Beshear, who is expected to make public next week his plan to deal with a projected $456.1 million budget shortfall this fiscal year, told the Lexington Herald-Leader editorial board that he does not want to propose a financial solution "that would make things worse over the long haul."
He specifically mentioned avoiding such traditional practices in Frankfort as issuing bonds that would generate money for programs and projects but require debt payments for years to come.
"The simple thing would be to go out and float a bond issue and get myself $200 million and plug up some of these holes" while knowing that they would require more money in the future, Beshear said.
The Democratic governor, who will have been in office for a year on Dec. 11, said he wants to consider cuts in state government before deciding whether to try to find additional dollars through tax increases.
In this year's legislative session, Beshear backed a 70-cent increase in the state's 30-cent-a-pack cigarette tax.
Asked Thursday whether he will push for a cigarette tax increase in his plan to deal with the current shortfall, Beshear said: "We're going through the process of getting all the information in before we make any final decision."
Watkins' bill is similar to a failed measure he filed in the last legislative session.

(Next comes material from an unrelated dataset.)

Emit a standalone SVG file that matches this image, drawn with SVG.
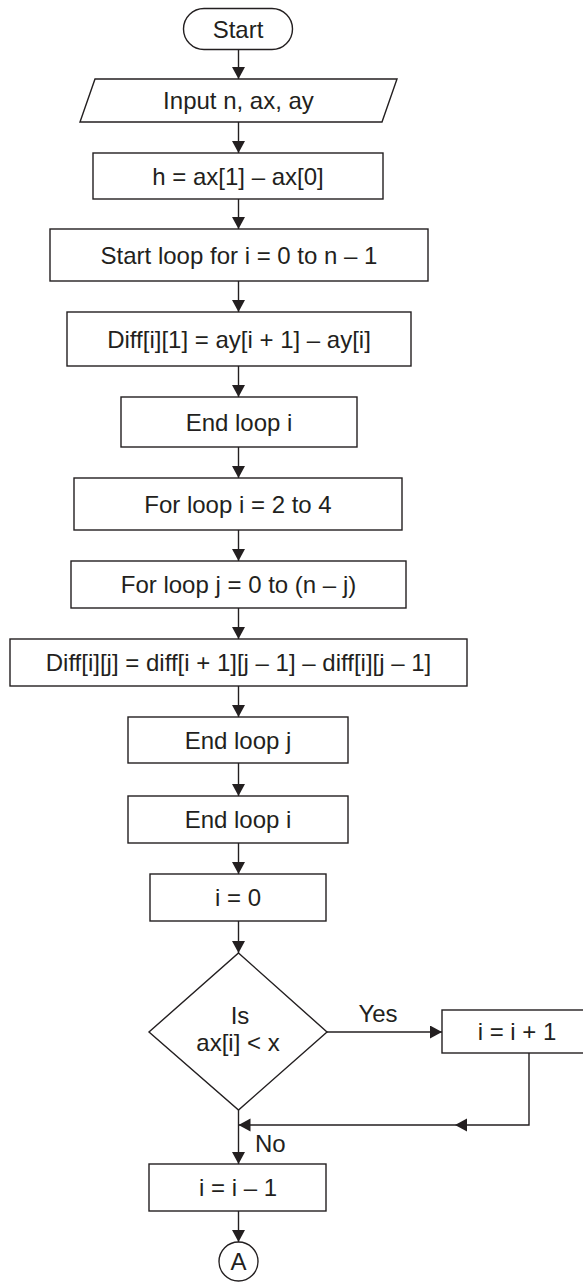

His legislative assistant and son, Jonathan Watkins, said the bill is similar to the one considered in this year's legislative session.
"But we feel it has a better chance now because the need for its proceeds have been thoroughly documented, and more and more people understand a higher tax would help the health of Kentucky's citizens," Jonathan Watkins said.
It is estimated the tax would generate more than $200 million a year for the state, he said. He added that the national average for state taxes on cigarettes is $1.18.